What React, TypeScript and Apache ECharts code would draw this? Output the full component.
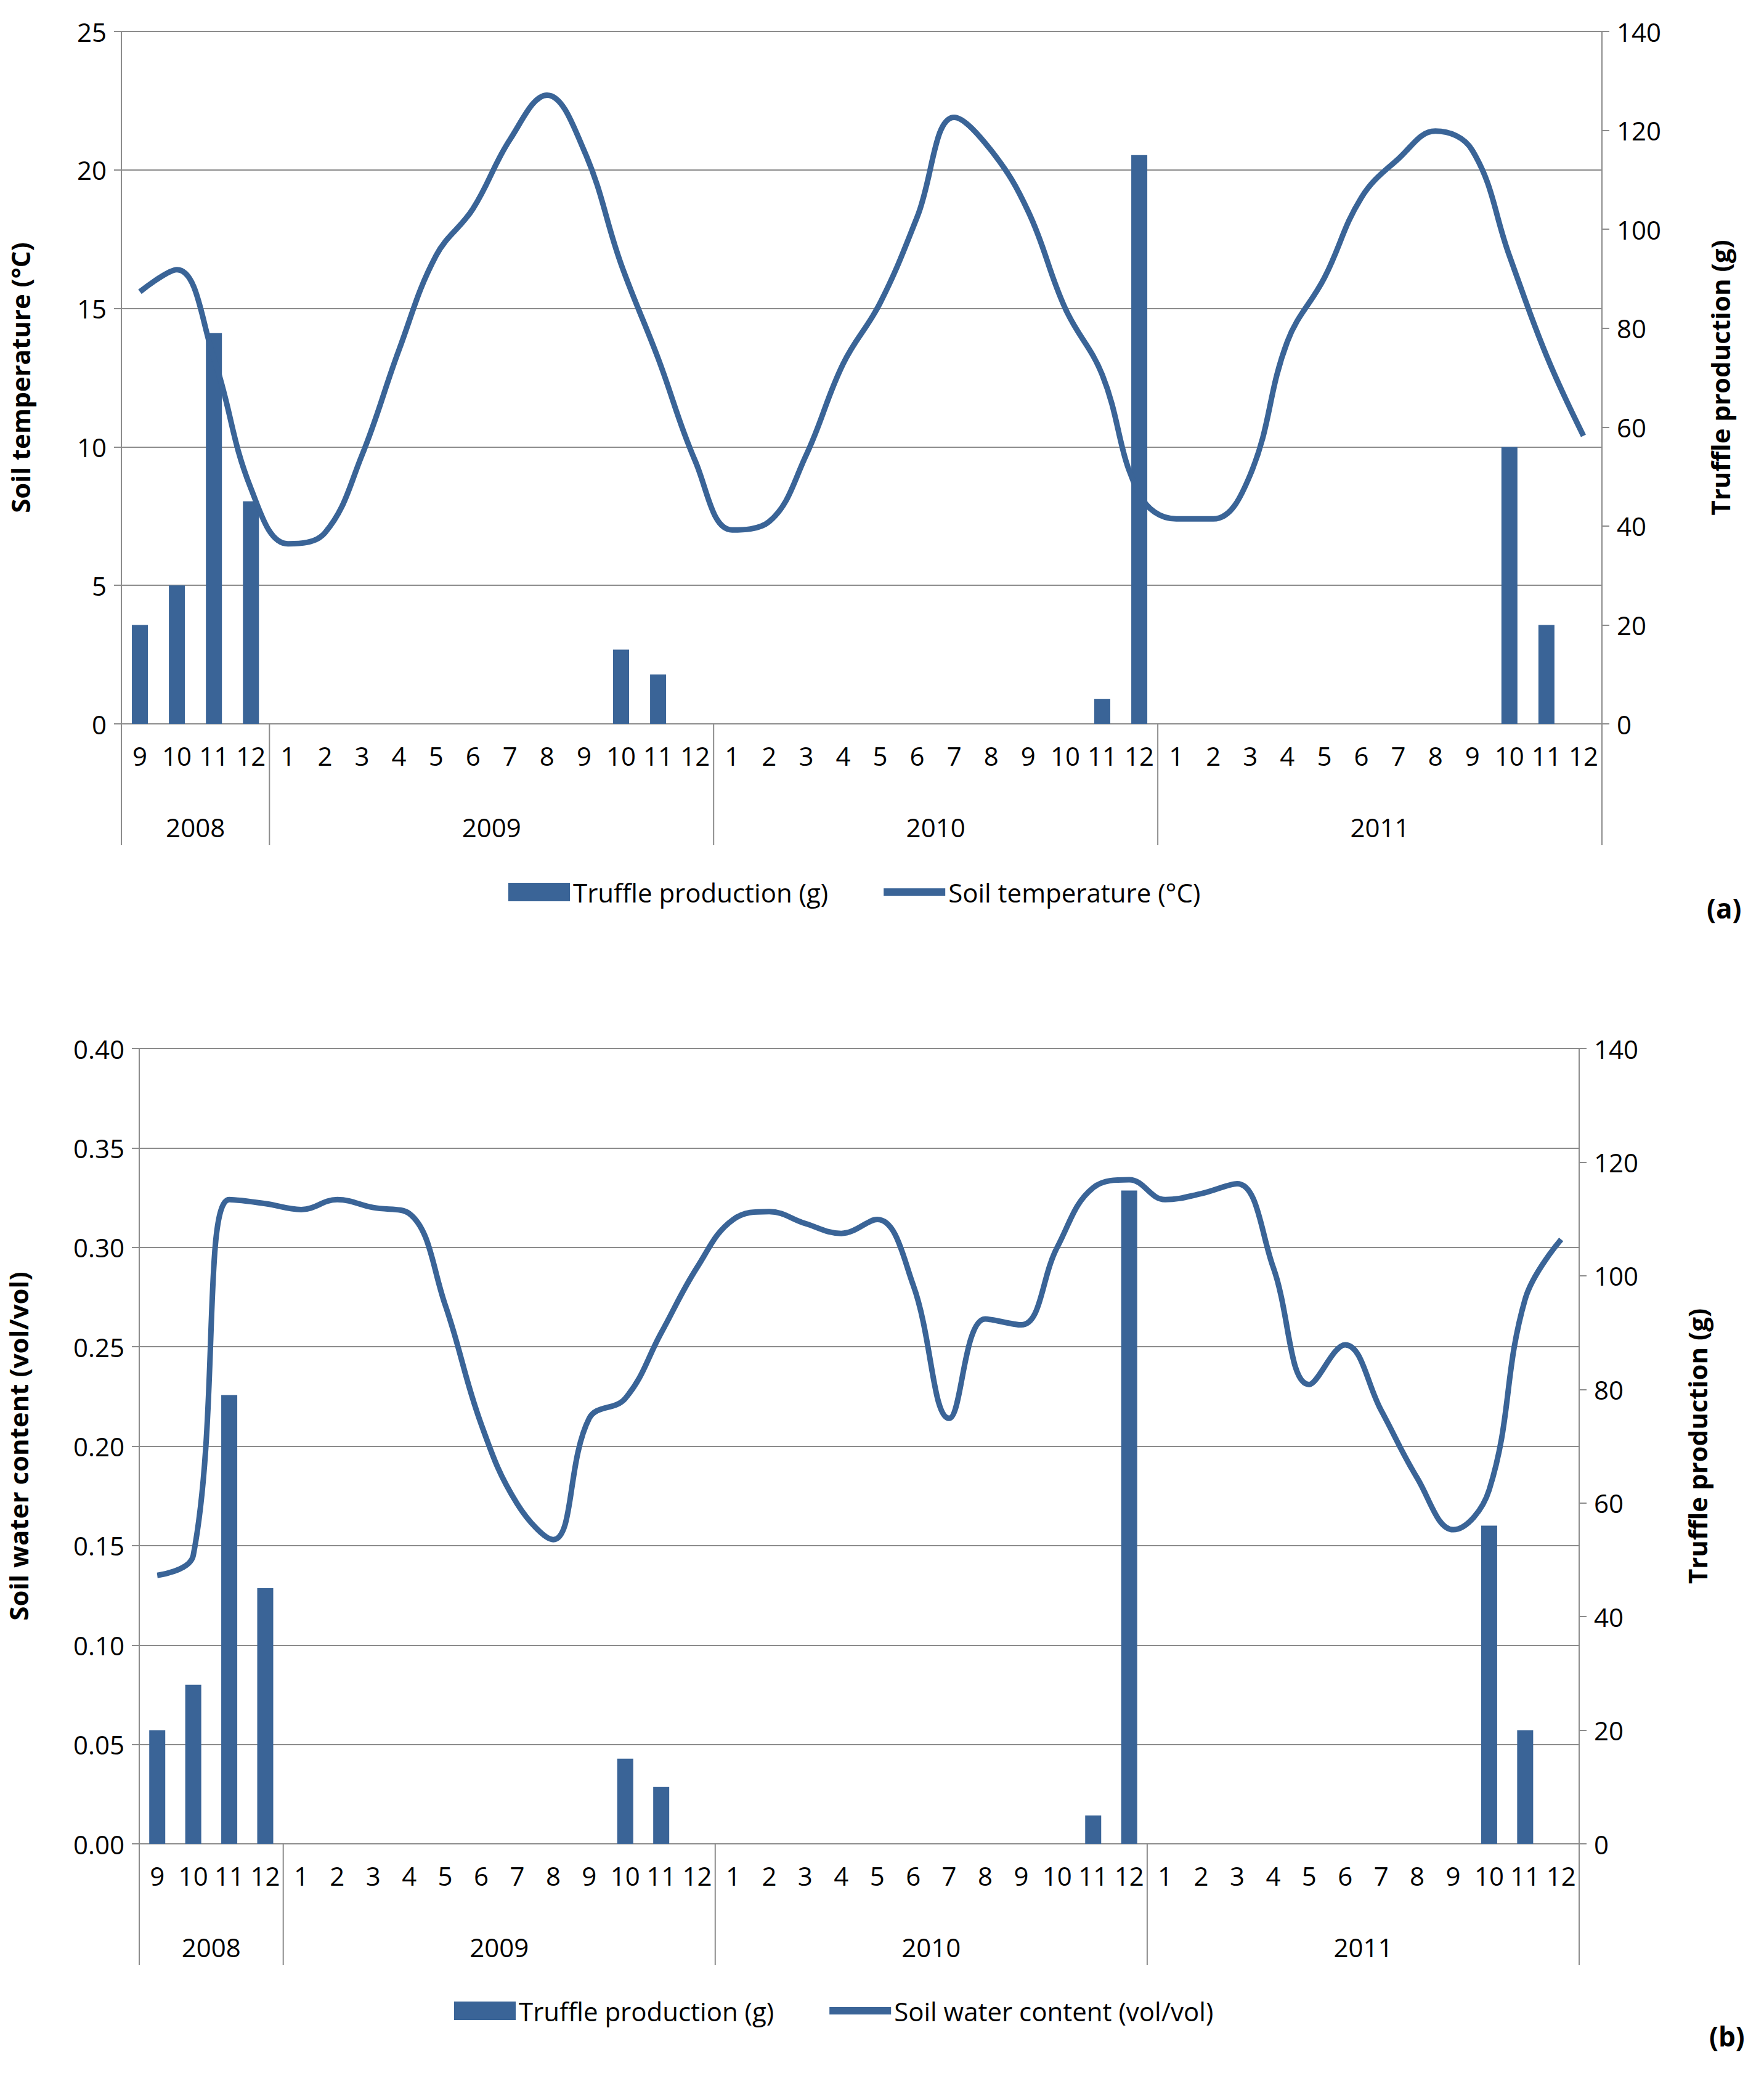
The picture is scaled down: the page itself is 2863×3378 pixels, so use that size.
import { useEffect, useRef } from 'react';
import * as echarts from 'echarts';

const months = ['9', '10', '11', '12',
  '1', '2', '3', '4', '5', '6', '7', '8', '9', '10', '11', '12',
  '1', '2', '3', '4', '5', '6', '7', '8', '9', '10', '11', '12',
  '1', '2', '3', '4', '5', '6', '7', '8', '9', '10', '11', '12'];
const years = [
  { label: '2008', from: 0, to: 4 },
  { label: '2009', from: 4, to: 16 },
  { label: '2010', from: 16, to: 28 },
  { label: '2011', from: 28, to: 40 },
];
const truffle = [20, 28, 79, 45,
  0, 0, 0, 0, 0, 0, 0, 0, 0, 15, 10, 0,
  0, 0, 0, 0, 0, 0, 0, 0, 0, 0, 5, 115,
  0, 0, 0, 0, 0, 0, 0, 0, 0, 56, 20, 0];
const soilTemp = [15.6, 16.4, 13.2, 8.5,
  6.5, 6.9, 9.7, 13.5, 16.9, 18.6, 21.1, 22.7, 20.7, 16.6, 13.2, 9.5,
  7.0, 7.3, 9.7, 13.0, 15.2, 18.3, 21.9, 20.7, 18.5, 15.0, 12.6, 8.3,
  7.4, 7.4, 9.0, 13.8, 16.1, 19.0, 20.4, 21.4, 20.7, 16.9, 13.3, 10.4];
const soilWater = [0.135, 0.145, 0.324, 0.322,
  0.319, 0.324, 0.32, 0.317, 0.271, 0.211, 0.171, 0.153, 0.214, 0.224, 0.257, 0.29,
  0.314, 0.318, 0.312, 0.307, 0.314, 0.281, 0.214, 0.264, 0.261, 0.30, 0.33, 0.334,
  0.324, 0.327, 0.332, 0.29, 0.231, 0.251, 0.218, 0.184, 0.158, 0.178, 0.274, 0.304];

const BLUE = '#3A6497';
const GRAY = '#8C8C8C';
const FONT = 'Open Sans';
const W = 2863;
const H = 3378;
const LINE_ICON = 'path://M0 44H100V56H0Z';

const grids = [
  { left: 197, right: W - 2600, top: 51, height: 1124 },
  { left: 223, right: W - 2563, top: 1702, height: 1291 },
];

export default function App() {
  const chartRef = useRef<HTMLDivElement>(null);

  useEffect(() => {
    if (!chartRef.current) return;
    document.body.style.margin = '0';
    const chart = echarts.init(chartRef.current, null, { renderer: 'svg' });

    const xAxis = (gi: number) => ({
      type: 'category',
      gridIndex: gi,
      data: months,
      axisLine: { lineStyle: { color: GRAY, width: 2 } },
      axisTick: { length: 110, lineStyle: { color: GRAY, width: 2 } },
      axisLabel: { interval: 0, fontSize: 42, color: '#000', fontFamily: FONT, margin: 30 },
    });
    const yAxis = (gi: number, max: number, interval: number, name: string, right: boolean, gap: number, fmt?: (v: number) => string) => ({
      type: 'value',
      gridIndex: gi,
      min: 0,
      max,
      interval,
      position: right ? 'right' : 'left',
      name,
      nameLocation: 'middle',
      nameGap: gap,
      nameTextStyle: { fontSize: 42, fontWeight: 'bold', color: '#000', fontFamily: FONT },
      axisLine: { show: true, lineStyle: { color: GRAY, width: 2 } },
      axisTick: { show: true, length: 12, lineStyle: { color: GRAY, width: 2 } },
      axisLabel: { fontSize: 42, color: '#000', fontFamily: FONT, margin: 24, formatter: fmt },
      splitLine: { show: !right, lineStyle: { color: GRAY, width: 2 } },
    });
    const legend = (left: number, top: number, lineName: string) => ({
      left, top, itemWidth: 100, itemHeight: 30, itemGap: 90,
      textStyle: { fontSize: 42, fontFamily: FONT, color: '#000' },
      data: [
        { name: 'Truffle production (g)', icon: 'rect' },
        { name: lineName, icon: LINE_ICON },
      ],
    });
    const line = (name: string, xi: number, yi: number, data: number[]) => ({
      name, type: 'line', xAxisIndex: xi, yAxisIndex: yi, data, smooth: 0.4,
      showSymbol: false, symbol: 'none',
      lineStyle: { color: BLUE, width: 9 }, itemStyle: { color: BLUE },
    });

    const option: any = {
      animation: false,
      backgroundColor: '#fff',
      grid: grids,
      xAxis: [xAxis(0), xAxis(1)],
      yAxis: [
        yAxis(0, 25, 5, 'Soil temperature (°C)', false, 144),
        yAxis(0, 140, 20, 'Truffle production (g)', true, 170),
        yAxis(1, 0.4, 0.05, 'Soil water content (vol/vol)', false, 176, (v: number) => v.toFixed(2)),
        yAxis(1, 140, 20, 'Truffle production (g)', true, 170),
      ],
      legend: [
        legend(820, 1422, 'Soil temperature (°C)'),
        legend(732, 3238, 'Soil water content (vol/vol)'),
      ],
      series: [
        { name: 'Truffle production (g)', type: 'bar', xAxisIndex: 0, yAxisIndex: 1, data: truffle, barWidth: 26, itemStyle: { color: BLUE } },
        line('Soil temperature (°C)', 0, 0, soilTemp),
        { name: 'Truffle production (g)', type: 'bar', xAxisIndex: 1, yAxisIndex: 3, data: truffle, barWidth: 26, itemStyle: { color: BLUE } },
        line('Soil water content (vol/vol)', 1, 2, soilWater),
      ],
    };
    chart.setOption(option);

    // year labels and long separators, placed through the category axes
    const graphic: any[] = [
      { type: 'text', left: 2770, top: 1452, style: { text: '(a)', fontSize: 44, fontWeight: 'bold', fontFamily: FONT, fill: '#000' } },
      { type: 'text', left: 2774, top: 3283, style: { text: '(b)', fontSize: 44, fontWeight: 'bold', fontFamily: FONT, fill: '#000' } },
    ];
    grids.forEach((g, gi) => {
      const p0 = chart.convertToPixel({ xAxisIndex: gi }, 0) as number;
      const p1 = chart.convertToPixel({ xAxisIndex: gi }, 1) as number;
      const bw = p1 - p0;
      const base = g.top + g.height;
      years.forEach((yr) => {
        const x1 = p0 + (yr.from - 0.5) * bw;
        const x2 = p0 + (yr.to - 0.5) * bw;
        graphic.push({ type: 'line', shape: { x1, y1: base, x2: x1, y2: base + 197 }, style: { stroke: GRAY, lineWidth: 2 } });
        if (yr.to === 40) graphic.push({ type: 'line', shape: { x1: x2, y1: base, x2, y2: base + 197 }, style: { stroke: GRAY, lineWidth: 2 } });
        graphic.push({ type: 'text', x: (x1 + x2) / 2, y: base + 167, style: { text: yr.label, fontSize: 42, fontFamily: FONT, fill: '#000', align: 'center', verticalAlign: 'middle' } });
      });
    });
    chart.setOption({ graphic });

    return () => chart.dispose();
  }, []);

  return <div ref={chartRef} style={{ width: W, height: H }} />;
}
++++++++++++++++++++
> **Your task**:
Only the lines from the top of the data through the line with "import * as echarts from 'echarts';" should be quoted, exactly and with both ends kept; skip the pictures.

> **Response to the exercise**:
What React, TypeScript and Apache ECharts code would draw this? Output the full component.
The picture is scaled down: the page itself is 2863×3378 pixels, so use that size.
import { useEffect, useRef } from 'react';
import * as echarts from 'echarts';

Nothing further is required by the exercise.